When Harmon Killebrew died two years ago, I mourned a bit for my mother. She was a dedicated and savvy baseball fan. It occurred to me that Harmon’s death took away the last popular cultural link to my mother, who greatly admired his play and demeanor.
Then a few days after that my wife asked me, “Who was the Italian singer your mother was so gaga over?” “Jerry Vale,” I answered. Ah, there was one more pop culture link to my mother.
However, Jerry Vale died last weekend.
Now to describe my mother as gaga over anything seems a large stretch, but in fact she was exactly gaga over Jerry Vale, not dissimilarly to Elvis fans.
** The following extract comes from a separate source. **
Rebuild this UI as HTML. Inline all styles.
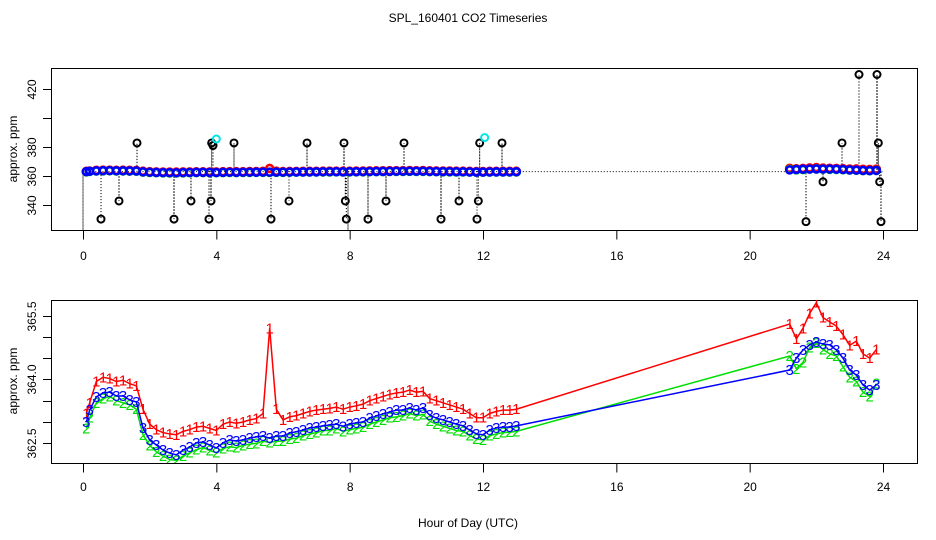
<!DOCTYPE html>
<html><head><meta charset="utf-8"><style>
html,body{margin:0;padding:0;background:#fff;}
svg{display:block;font-family:"Liberation Sans",Arial,sans-serif;}
</style></head><body>
<svg id="chart" width="936" height="540" viewBox="0 0 936 540" xmlns="http://www.w3.org/2000/svg">
<defs>
<clipPath id="clipTop"><rect x="51" y="68" width="866" height="163"/></clipPath>
<clipPath id="clipBot"><rect x="51" y="300" width="866" height="163"/></clipPath>
</defs>
<text x="468" y="22" text-anchor="middle" font-size="12">SPL_160401  CO2 Timeseries</text>
<rect x="51.5" y="68.5" width="866" height="162" fill="none" stroke="#000"/>
<rect x="51.5" y="300.5" width="866" height="163" fill="none" stroke="#000"/>
<text transform="translate(17,149) rotate(-90)" text-anchor="middle" font-size="12">approx. ppm</text>
<text transform="translate(17,381) rotate(-90)" text-anchor="middle" font-size="12">approx. ppm</text>
<text x="468" y="527" text-anchor="middle" font-size="12">Hour of Day (UTC)</text>
<g id="topAxes"></g><g id="botAxes"></g>
<g id="topPlot" clip-path="url(#clipTop)"></g>
<g id="botPlot" clip-path="url(#clipBot)"></g>
</svg>
<script>
const xTicks=[0,4,8,12,16,20,24];
const topYTicks=[340,360,380,400,420];
const topYLabels=["340","360","380","","420"];
const botYTicks=[362.5,363.0,363.5,364.0,364.5,365.0,365.5];
const botYLabels=["362.5","","","364.0","","","365.5"];

const times=[0.1,0.2,0.4,0.6,0.8,1.0,1.2,1.4,1.6,1.8,2.0,2.2,2.4,2.6,2.8,3.0,3.2,3.4,3.6,3.8,
4.0,4.2,4.4,4.6,4.8,5.0,5.2,5.4,5.6,5.8,6.0,6.2,6.4,6.6,6.8,7.0,7.2,7.4,7.6,7.8,
8.0,8.2,8.4,8.6,8.8,9.0,9.2,9.4,9.6,9.8,10.0,10.2,10.4,10.6,10.8,11.0,11.2,11.4,11.6,11.8,
12.0,12.2,12.4,12.6,12.8,13.0,
21.2,21.4,21.6,21.8,22.0,22.2,22.4,22.6,22.8,23.0,23.2,23.4,23.6,23.8];
const series3=[363.0,363.28,363.59,363.68,363.70,363.61,363.61,363.52,363.47,362.86,362.58,362.46,362.34,362.27,362.23,362.34,362.41,362.51,362.53,362.46,
362.39,362.51,362.58,362.55,362.58,362.62,362.65,362.67,362.62,362.67,362.67,362.74,362.77,362.81,362.86,362.88,362.91,362.93,362.95,362.90,
362.95,362.98,363.0,363.09,363.14,363.19,363.23,363.28,363.28,363.33,363.28,363.33,363.16,363.09,363.05,363.0,362.95,362.91,362.81,362.72,
362.70,362.81,362.86,362.88,362.88,362.91,
364.22,364.50,364.69,364.81,364.88,364.83,364.81,364.69,364.50,364.22,364.10,363.87,363.75,363.87];
const series2=[362.85,363.1,363.45,363.55,363.6,363.5,363.45,363.4,363.3,362.7,362.45,362.3,362.2,362.12,362.1,362.2,362.28,362.35,362.4,362.33,
362.28,362.38,362.42,362.4,362.45,362.48,362.5,362.55,362.52,362.55,362.55,362.6,362.62,362.68,362.72,362.75,362.8,362.8,362.85,362.78,
362.82,362.85,362.88,362.95,363.0,363.05,363.1,363.12,363.15,363.2,363.15,363.18,363.02,362.95,362.9,362.85,362.8,362.78,362.68,362.6,
362.58,362.68,362.72,362.75,362.76,362.78,
364.55,364.25,364.4,364.75,364.85,364.7,364.6,364.55,364.3,364.05,363.95,363.7,363.6,363.9];
const series1=[363.2,363.45,363.95,364.05,364.02,363.95,363.98,363.9,363.85,363.3,362.95,362.82,362.75,362.72,362.7,362.78,362.82,362.88,362.9,362.85,
362.8,362.95,363.0,362.97,363.0,363.05,363.08,363.2,365.2,363.3,363.05,363.12,363.15,363.2,363.25,363.28,363.3,363.32,363.35,363.3,
363.35,363.38,363.42,363.5,363.55,363.6,363.65,363.68,363.7,363.75,363.7,363.72,363.55,363.5,363.45,363.4,363.35,363.3,363.2,363.1,
363.1,363.2,363.25,363.28,363.28,363.3,
365.3,364.95,365.2,365.55,365.8,365.45,365.35,365.25,365.05,364.8,364.9,364.6,364.5,364.7];
const outlierTimes=[0.0,0.54,1.08,1.62,2.73,3.24,3.78,3.84,3.86,3.9,4.53,5.64,6.18,6.72,7.83,7.87,7.9,7.95,8.55,9.09,9.63,10.74,11.28,11.82,11.86,11.9,12.57,21.69,22.2,22.77,23.28,23.82,23.86,23.9,23.94];
const outlierValues=[300,330.3,342.8,382.8,330.3,342.8,330.3,342.8,382.8,381,382.8,330.3,342.8,382.8,382.8,342.8,330.3,300,330.3,342.8,382.8,330.3,342.8,330.3,342.8,382.8,382.8,328.5,356,382.8,430,430,382.8,356,328.5];
const cyanTimes=[4.0,12.05];
const cyanValues=[385.5,386.5];

const NS="http://www.w3.org/2000/svg";
const xs=t=>83+t*(800/24);
const yTop=v=>176-(v-360)*1.45;
const yBot=v=>443.3-(v-362.5)*42.6;
function mk(tag,attrs,parent){const e=document.createElementNS(NS,tag);for(const k in attrs)e.setAttribute(k,attrs[k]);parent.appendChild(e);return e;}
const topAxes=document.getElementById('topAxes'),botAxes=document.getElementById('botAxes');
const topPlot=document.getElementById('topPlot'),botPlot=document.getElementById('botPlot');

[[topAxes,230.5,256],[botAxes,463.5,487]].forEach(([g,y0,ly])=>{
  mk('line',{x1:xs(0),x2:xs(24),y1:y0,y2:y0,stroke:'#000'},g);
  xTicks.forEach(t=>{
    const l=mk('line',{x1:xs(t)+0.5,x2:xs(t)+0.5,y1:y0,y2:y0+9,stroke:'#000'},g);
    
    
    const tx=mk('text',{x:xs(t)+0.5,y:ly+4,'text-anchor':'middle','font-size':12},g);
    tx.textContent=String(t);
    
    
  });
});
topYTicks.forEach((v,i)=>{
  const y=Math.round(yTop(v))+0.5;
  mk('line',{x1:43,x2:51,y1:y,y2:y,stroke:'#000'},topAxes);
  if(topYLabels[i]){const tx=mk('text',{transform:`translate(36,${y}) rotate(-90)`,'text-anchor':'middle','font-size':12},topAxes);
  tx.textContent=topYLabels[i];
  
  }
});
mk('line',{x1:51.5,x2:51.5,y1:yTop(340),y2:yTop(420),stroke:'#000'},topAxes);
botYTicks.forEach((v,i)=>{
  const y=Math.round(yBot(v))+0.5;
  mk('line',{x1:43,x2:51,y1:y,y2:y,stroke:'#000'},botAxes);
  if(botYLabels[i]){const tx=mk('text',{transform:`translate(36,${y}) rotate(-90)`,'text-anchor':'middle','font-size':12},botAxes);
  tx.textContent=botYLabels[i];
  
  }
});

// top: black dotted series through outliers
const base=363;
let d=`M${xs(0)},${yTop(base)}`;
outlierTimes.forEach((t,i)=>{d+=` L${xs(t)},${yTop(base)} L${xs(t)},${yTop(outlierValues[i])} L${xs(t)},${yTop(base)}`;});
d+=` L${xs(24)},${yTop(base)}`;
const bl=mk('path',{d:d,fill:'none',stroke:'#000','stroke-dasharray':'1,2'},topPlot);


outlierTimes.forEach((t,i)=>{
  const c=mk('circle',{cx:xs(t),cy:yTop(outlierValues[i]),r:3.5,fill:'none',stroke:'#000','stroke-width':2},topPlot);
  
  
});
cyanTimes.forEach((t,i)=>{
  const c=mk('circle',{cx:xs(t),cy:yTop(cyanValues[i]),r:3.5,fill:'none',stroke:'#00e5e5','stroke-width':2},topPlot);
  
  
});
[[series1,'#ff0000'],[series2,'#00dd00'],[series3,'#0000ff']].forEach(([s,col])=>{
  times.forEach((t,i)=>{
    const c=mk('circle',{cx:xs(t),cy:yTop(s[i]),r:3.5,fill:'none',stroke:col,'stroke-width':2.6},topPlot);
    
    
  });
});

// bottom
[[series1,'#ff0000','1','series-1'],[series2,'#00dd00','2','series-2'],[series3,'#0000ff','3','series-3']].forEach(([s,col,ch,nm])=>{
  const pts=times.map((t,i)=>`${xs(t)},${yBot(s[i])}`).join(' ');
  const pl=mk('polyline',{points:pts,fill:'none',stroke:col,'stroke-width':1.5},botPlot);
  
  
  times.forEach((t,i)=>{
    const tx=mk('text',{x:xs(t),y:yBot(s[i])+5,'text-anchor':'middle','font-size':15,fill:col},botPlot);
    tx.textContent=ch;
    
    
  });
});
</script>
</body></html>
When I was in junior high I was puzzled and embarrassed by her response to a Jerry Vale song on the radio, which was quite common on KDAL radio in the late 50’s and early 60’s.
My mother’s name was Adeline, but no one ever called her Sweet Adeline, not even my father, who could be quite tender and loving to her, in deep contrast to his normal pattern of behavior. My mother turned into some other person when Jerry Vale sang, a person I never otherwise saw. It was not only his voice, but she freely admitted it was also the handsome face. Today I realize how delightful and just simply human was this sharp contrast in her character.
Ten years ago my son, who loves and collects all forms of music, told me he had discovered the perfect Italian crooner. He wondered if I had ever heard of Jerry Vale. I treasure that moment of the wheel turning all the way around.
My father also had his contrast in character that embarrassed me back then. Looie was usually a coarse, harsh, angry, insensitive man, exactly like the father in my novelized version of my childhood. That same man loved to dance. He danced (meaning the old time dances like waltzes, polkas, and schottisches) with great relish and accomplishment.
A group of people in our neighborhood, Knife River Valley, held monthly dances in an old school house. My father’s favorite was the broom dance, a form of musical chairs while dancing. If you were left without a partner after the music stopped, you had to dance with the broom. My father’s turns with the broom was graceful, in tempo, and unselfconsciously funny. Oh, how embarrassed I was! Luckily I later grew old enough to be left home alone or with my sister.
What unexpected contrasts did your parents have in their character? Or you?